Green Hydrogen Future

Industry report urges the UK government to focus on green hydrogen to accelerate clean energy transition

4 minutes read

Leading trade organisation RenewableUK has revealed a series of recommended policy measures that could enable the UK to become a leader in green hydrogen development.

In a recent report, RenewableUK urged the UK government to release a detailed hydrogen strategy explaining how it intends to transform the industry from an emerging niche sector into a critical part of the transition to net-zero. The study, ‘Renewable Hydrogen – Seizing the UK Opportunity’ highlights the necessity for the government to support further development of green hydrogen, involving hydrogen production via sources of renewable energy. According to Renewable UK, by providing added backing towards the renewable industry, the UK can replicate the positive changes experienced in the offshore wind industry.

RenewableUK suggests that a national strategy should include a clear plan to generate the first gigawatt of electrolyser capacity within the UK. The trade body explains that the government should identify potential projects and funding opportunities to enhance innovation, investment and focus on delivering demonstration projects for production and storage.

The study emphasises that reducing the price associated with renewable hydrogen will be critical in reaching its full potential. RenewableUK suggests a target of 5GW of renewable electrolyser capacity by 2030 and 10GW by 2035 and includes a cost reduction target of £2/kg of green hydrogen by 2030. Current costs for green hydrogen stand at £8/kg.

Achieving these figures would mean green hydrogen would be cost-competitive with blue hydrogen by 2030, which derives from fossil fuel methane combined with carbon capture and storage (CCS).  
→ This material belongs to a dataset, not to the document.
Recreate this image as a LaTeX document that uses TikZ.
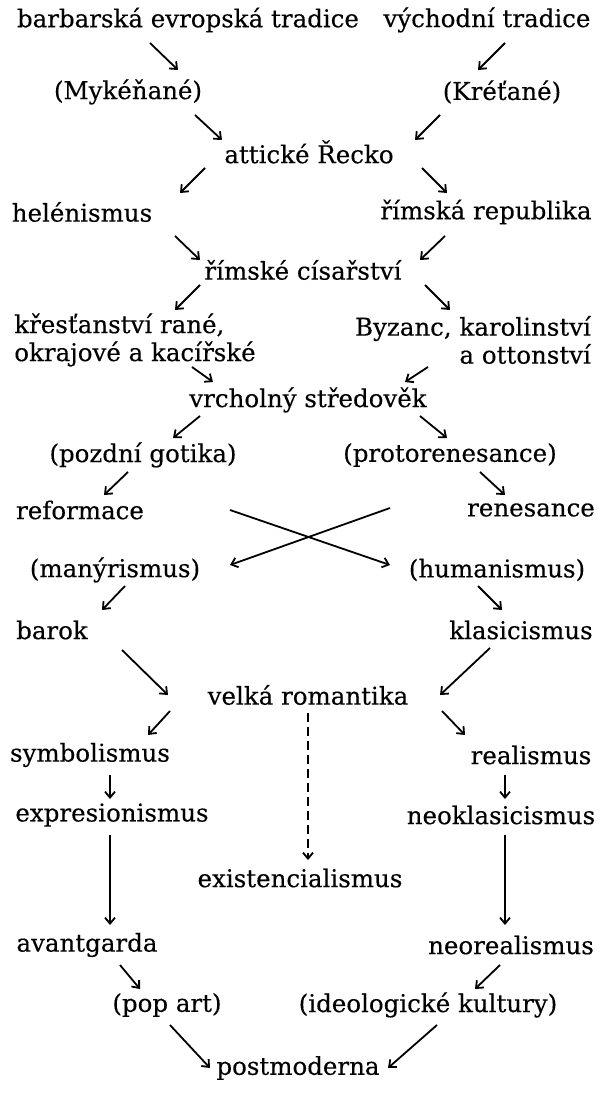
\documentclass[tikz,border=0pt]{standalone}
\usepackage{fontspec}
\setmainfont{DejaVu Serif}[FakeBold=0.3]
\usetikzlibrary{arrows.meta}

\begin{document}
\begin{tikzpicture}[x=1pt, y=-1pt, font=\fontsize{24.5}{28}\selectfont,
        every node/.style={inner sep=0pt},
        arr/.style={line width=1.8pt, -{Straight Barb[length=6pt,width=10pt]}}]
        \useasboundingbox (0,0) rectangle (603,1110);

        % uzly
        \node (barb) at (188,20) {barbarská evropská tradice};
        \node (vych) at (487,20) {východní tradice};
        \node (myk) at (128,92) {(Mykéňané)};
        \node (kret) at (502,92) {(Kréťané)};
        \node (att) at (309,152) {attické Řecko};
        \node (hel) at (82,212) {helénismus};
        \node (rep) at (486,212) {římská republika};
        \node (cis) at (303,270) {římské císařství};
        \node[align=left] (kres) at (135,340) {křesťanství rané,\\okrajové a kacířské};
        \node[align=right] (byz) at (473,340) {Byzanc, karolinství\\a ottonství};
        \node (vrch) at (308,400) {vrcholný středověk};
        \node (pozd) at (143,455) {(pozdní gotika)};
        \node (prot) at (450,455) {(protorenesance)};
        \node (ref) at (80,510) {reformace};
        \node (ren) at (531,510) {renesance};
        \node (many) at (115,570) {(manýrismus)};
        \node (hum) at (497,570) {(humanismus)};
        \node (bar) at (52,630) {barok};
        \node (klas) at (521,630) {klasicismus};
        \node (velk) at (308,695) {velká romantika};
        \node (symb) at (90,755) {symbolismus};
        \node (real) at (531,755) {realismus};
        \node (expr) at (112,815) {expresionismus};
        \node (neok) at (501,815) {neoklasicismus};
        \node (exist) at (300,878) {existencialismus};
        \node (avant) at (87,945) {avantgarda};
        \node (neor) at (511,945) {neorealismus};
        \node (pop) at (167,1005) {(pop art)};
        \node (ideol) at (428,1005) {(ideologické kultury)};
        \node (post) at (298,1068) {postmoderna};

        % sipky
        \draw[arr] ([shift={(-38,23)}]barb.center) -- ([shift={(50,-22)}]myk.center);
        \draw[arr] ([shift={(18,23)}]vych.center) -- ([shift={(-24,-22)}]kret.center);
        \draw[arr] ([shift={(67,23)}]myk.center) -- ([shift={(-87,-12)}]att.center);
        \draw[arr] ([shift={(-62,23)}]kret.center) -- ([shift={(106,-12)}]att.center);
        \draw[arr] ([shift={(-104,16)}]att.center) -- ([shift={(98,-19)}]hel.center);
        \draw[arr] ([shift={(113,16)}]att.center) -- ([shift={(-39,-19)}]rep.center);
        \draw[arr] ([shift={(93,24)}]hel.center) -- ([shift={(-103,-10)}]cis.center);
        \draw[arr] ([shift={(-41,24)}]rep.center) -- ([shift={(117,-10)}]cis.center);
        \draw[arr] ([shift={(-103,15)}]cis.center) -- ([shift={(40,-30)}]kres.center);
        \draw[arr] ([shift={(122,15)}]cis.center) -- ([shift={(-23,-30)}]byz.center);
        \draw[arr] ([shift={(57,27)}]kres.center) -- ([shift={(-95,-18)}]vrch.center);
        \draw[arr] ([shift={(-45,27)}]byz.center) -- ([shift={(97,-18)}]vrch.center);
        \draw[arr] ([shift={(-108,16)}]vrch.center) -- ([shift={(30,-17)}]pozd.center);
        \draw[arr] ([shift={(112,16)}]vrch.center) -- ([shift={(-3,-17)}]prot.center);
        \draw[arr] ([shift={(-15,17)}]pozd.center) -- ([shift={(24,-15)}]ref.center);
        \draw[arr] ([shift={(30,17)}]prot.center) -- ([shift={(-26,-15)}]ren.center);
        \draw[arr] ([shift={(150,0)}]ref.center) -- ([shift={(-107,-5)}]hum.center);
        \draw[arr] ([shift={(-141,-2)}]ren.center) -- ([shift={(115,-5)}]many.center);
        \draw[arr] ([shift={(10,16)}]many.center) -- ([shift={(50,-20)}]bar.center);
        \draw[arr] ([shift={(-19,16)}]hum.center) -- ([shift={(-19,-20)}]klas.center);
        \draw[arr] ([shift={(70,20)}]bar.center) -- ([shift={(-140,0)}]velk.center);
        \draw[arr] ([shift={(-31,18)}]klas.center) -- ([shift={(132,0)}]velk.center);
        \draw[arr] ([shift={(-138,16)}]velk.center) -- ([shift={(58,-20)}]symb.center);
        \draw[arr] ([shift={(134,16)}]velk.center) -- ([shift={(-66,-20)}]real.center);
        \draw[arr, dash pattern=on 9pt off 5pt] ([shift={(0,18)}]velk.center) -- ([shift={(8,-18)}]exist.center);
        \draw[arr] ([shift={(20,20)}]symb.center) -- ([shift={(-2,-16)}]expr.center);
        \draw[arr] ([shift={(-26,20)}]real.center) -- ([shift={(4,-16)}]neok.center);
        \draw[arr] ([shift={(-2,20)}]expr.center) -- ([shift={(23,-20)}]avant.center);
        \draw[arr] ([shift={(4,20)}]neok.center) -- ([shift={(-6,-20)}]neor.center);
        \draw[arr] ([shift={(33,20)}]avant.center) -- ([shift={(-27,-16)}]pop.center);
        \draw[arr] ([shift={(-11,20)}]neor.center) -- ([shift={(47,-16)}]ideol.center);
        \draw[arr] ([shift={(3,20)}]pop.center) -- ([shift={(-88,0)}]post.center);
        \draw[arr] ([shift={(9,20)}]ideol.center) -- ([shift={(90,0)}]post.center);
    \end{tikzpicture}
\end{document}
Clean hydrogen development can assist the UK in reaching its net-zero emission target quicker. RenewableUK explains that existing CCS technology fails to capture all emissions, with studies suggesting that up to 20% of carbon emissions are released. The UK has already created a leading position in terms of developing and commercialising green hydrogen, referring to the significant trial projects such as the Gigastack project in the Humber. RenewableUK has a targeted project intelligence database which it uses to monitor green hydrogen projects nationwide. 

Green hydrogen can be utilised as a source of zer0-carbon gas for heating homes and factories, as well as large scale transport on land and sea. It also provides the necessary flexibility to support renewable energy systems, as it can be generated using electricity from wind farms and other clean sources when availability is high and then stored for when it is required. The UK can generate green hydrogen from offshore wind farms to drive the process of electrolysis, splitting water into hydrogen and oxygen.

RenewableUK also emphasises the competitive advantage of having two major electrolyser manufacturers, ITM Power and Siemens located in the UK. Recent forecasts suggest that the global hydrogen market will be worth more than $2.5 trillion by 2050. RenewableUK believes the green hydrogen industry could potentially generate £320 billion for the UK economy and create upwards of 250,000 jobs by 2050.

Published in partnership with the Offshore Renewable Energy Catapult and the Offshore Wind Industry Council, the report believes the UK has the necessary resources, the required offshore wind capacity, industrial base and leading academic research facilities to enable the development of a highly efficient and low-cost green hydrogen industry.

Barnaby Wharton, the director of future electricity systems at RenewableUK believes that renewable hydrogen is the next big industry in the years to come. Wharton explains the UK is capable of leading the industry, with strong availability of resources and the support of worldwide leading hydrogen companies. 

Wharton states that if we can reduce the costs and replicate the success in offshore wind, we can then provide a cheap and effective source of energy for customers nationwide. Wharton stresses that this is an opportunity that needs to be grasped now if the UK wants to remain a leader in renewable energy innovation and capitalise on the economic benefits related to hydrogen. The government needs to show its support by delivering a strategy that secures a core focus on green hydrogen.

In response to the report, the government has stated it intends to release a hydrogen strategy and confirmed it would invest £120 million into researching how hydrogen can be used for heating, transport and industry. The Hydrogen Advisory Council, which combines government and industry members recently met to discuss what actions are required to support and scale hydrogen production in the UK. In a recent statement, the council explained that a strategy is due to be released in the coming months.